■ Written task ■
Exclude the pictures and reproduce the remaining data exactly as written.
>> Begin
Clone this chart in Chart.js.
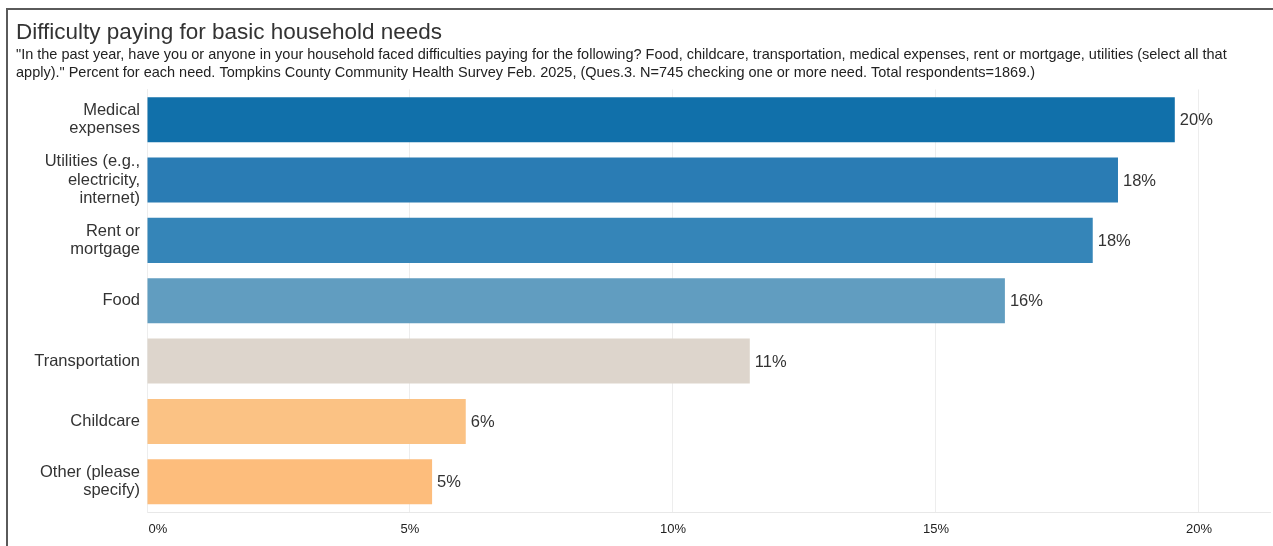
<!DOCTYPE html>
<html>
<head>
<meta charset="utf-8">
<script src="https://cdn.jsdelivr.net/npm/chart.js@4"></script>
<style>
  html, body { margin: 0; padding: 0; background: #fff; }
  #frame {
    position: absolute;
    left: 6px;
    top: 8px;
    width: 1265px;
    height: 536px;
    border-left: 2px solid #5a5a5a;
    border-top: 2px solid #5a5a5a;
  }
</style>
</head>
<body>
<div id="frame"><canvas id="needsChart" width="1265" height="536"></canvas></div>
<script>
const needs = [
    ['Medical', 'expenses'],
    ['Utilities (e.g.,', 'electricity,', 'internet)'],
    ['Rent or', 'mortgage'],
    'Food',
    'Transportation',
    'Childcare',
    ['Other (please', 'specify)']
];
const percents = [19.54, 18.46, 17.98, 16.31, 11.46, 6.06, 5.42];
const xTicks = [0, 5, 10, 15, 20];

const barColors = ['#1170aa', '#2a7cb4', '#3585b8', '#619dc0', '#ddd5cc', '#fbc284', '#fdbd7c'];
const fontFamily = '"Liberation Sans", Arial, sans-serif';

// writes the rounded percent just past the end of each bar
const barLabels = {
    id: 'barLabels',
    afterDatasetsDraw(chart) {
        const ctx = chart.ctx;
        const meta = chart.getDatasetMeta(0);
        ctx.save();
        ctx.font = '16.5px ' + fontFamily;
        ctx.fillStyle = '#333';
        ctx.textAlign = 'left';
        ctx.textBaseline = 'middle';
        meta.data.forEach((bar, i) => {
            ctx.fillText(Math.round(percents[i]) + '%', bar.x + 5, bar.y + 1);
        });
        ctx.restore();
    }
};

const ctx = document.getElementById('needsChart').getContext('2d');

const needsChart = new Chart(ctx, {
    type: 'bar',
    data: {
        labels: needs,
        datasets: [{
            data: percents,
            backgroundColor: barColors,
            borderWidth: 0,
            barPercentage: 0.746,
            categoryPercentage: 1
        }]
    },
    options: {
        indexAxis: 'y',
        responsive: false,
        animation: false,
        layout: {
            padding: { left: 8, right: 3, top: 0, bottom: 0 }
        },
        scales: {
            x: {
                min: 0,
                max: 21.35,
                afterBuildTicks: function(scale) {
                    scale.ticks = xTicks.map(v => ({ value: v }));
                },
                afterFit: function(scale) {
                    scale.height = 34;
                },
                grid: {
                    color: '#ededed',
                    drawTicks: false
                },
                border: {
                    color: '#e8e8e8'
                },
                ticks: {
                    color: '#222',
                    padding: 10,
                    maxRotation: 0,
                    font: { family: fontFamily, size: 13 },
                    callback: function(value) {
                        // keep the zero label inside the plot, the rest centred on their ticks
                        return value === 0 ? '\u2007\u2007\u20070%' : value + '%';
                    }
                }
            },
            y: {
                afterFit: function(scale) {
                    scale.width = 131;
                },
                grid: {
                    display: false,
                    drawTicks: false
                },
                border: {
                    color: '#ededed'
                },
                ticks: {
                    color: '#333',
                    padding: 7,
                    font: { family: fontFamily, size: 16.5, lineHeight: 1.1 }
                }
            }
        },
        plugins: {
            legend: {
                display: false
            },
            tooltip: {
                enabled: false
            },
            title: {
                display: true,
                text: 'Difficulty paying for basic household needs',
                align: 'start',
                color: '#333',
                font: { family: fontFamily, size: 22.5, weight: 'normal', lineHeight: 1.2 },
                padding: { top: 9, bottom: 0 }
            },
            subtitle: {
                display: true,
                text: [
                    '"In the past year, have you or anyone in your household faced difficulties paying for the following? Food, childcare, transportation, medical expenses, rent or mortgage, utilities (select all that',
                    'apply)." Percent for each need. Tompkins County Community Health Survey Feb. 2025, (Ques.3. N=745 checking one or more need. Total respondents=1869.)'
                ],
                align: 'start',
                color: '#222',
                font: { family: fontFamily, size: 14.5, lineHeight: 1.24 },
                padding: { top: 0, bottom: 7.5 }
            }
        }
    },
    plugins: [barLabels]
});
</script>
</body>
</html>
>> End
■ Task response ■
Clone this chart in Chart.js.
<!DOCTYPE html>
<html>
<head>
<meta charset="utf-8">
<script src="https://cdn.jsdelivr.net/npm/chart.js@4"></script>
<style>
  html, body { margin: 0; padding: 0; background: #fff; }
  #frame {
    position: absolute;
    left: 6px;
    top: 8px;
    width: 1265px;
    height: 536px;
    border-left: 2px solid #5a5a5a;
    border-top: 2px solid #5a5a5a;
  }
</style>
</head>
<body>
<div id="frame"><canvas id="needsChart" width="1265" height="536"></canvas></div>
<script>
const needs = [
    ['Medical', 'expenses'],
    ['Utilities (e.g.,', 'electricity,', 'internet)'],
    ['Rent or', 'mortgage'],
    'Food',
    'Transportation',
    'Childcare',
    ['Other (please', 'specify)']
];
const percents = [19.54, 18.46, 17.98, 16.31, 11.46, 6.06, 5.42];
const xTicks = [0, 5, 10, 15, 20];

const barColors = ['#1170aa', '#2a7cb4', '#3585b8', '#619dc0', '#ddd5cc', '#fbc284', '#fdbd7c'];
const fontFamily = '"Liberation Sans", Arial, sans-serif';

// writes the rounded percent just past the end of each bar
const barLabels = {
    id: 'barLabels',
    afterDatasetsDraw(chart) {
        const ctx = chart.ctx;
        const meta = chart.getDatasetMeta(0);
        ctx.save();
        ctx.font = '16.5px ' + fontFamily;
        ctx.fillStyle = '#333';
        ctx.textAlign = 'left';
        ctx.textBaseline = 'middle';
        meta.data.forEach((bar, i) => {
            ctx.fillText(Math.round(percents[i]) + '%', bar.x + 5, bar.y + 1);
        });
        ctx.restore();
    }
};

const ctx = document.getElementById('needsChart').getContext('2d');

const needsChart = new Chart(ctx, {
    type: 'bar',
    data: {
        labels: needs,
        datasets: [{
            data: percents,
            backgroundColor: barColors,
            borderWidth: 0,
            barPercentage: 0.746,
            categoryPercentage: 1
        }]
    },
    options: {
        indexAxis: 'y',
        responsive: false,
        animation: false,
        layout: {
            padding: { left: 8, right: 3, top: 0, bottom: 0 }
        },
        scales: {
            x: {
                min: 0,
                max: 21.35,
                afterBuildTicks: function(scale) {
                    scale.ticks = xTicks.map(v => ({ value: v }));
                },
                afterFit: function(scale) {
                    scale.height = 34;
                },
                grid: {
                    color: '#ededed',
                    drawTicks: false
                },
                border: {
                    color: '#e8e8e8'
                },
                ticks: {
                    color: '#222',
                    padding: 10,
                    maxRotation: 0,
                    font: { family: fontFamily, size: 13 },
                    callback: function(value) {
                        // keep the zero label inside the plot, the rest centred on their ticks
                        return value === 0 ? '\u2007\u2007\u20070%' : value + '%';
                    }
                }
            },
            y: {
                afterFit: function(scale) {
                    scale.width = 131;
                },
                grid: {
                    display: false,
                    drawTicks: false
                },
                border: {
                    color: '#ededed'
                },
                ticks: {
                    color: '#333',
                    padding: 7,
                    font: { family: fontFamily, size: 16.5, lineHeight: 1.1 }
                }
            }
        },
        plugins: {
            legend: {
                display: false
            },
            tooltip: {
                enabled: false
            },
            title: {
                display: true,
                text: 'Difficulty paying for basic household needs',
                align: 'start',
                color: '#333',
                font: { family: fontFamily, size: 22.5, weight: 'normal', lineHeight: 1.2 },
                padding: { top: 9, bottom: 0 }
            },
            subtitle: {
                display: true,
                text: [
                    '"In the past year, have you or anyone in your household faced difficulties paying for the following? Food, childcare, transportation, medical expenses, rent or mortgage, utilities (select all that',
                    'apply)." Percent for each need. Tompkins County Community Health Survey Feb. 2025, (Ques.3. N=745 checking one or more need. Total respondents=1869.)'
                ],
                align: 'start',
                color: '#222',
                font: { family: fontFamily, size: 14.5, lineHeight: 1.24 },
                padding: { top: 0, bottom: 7.5 }
            }
        }
    },
    plugins: [barLabels]
});
</script>
</body>
</html>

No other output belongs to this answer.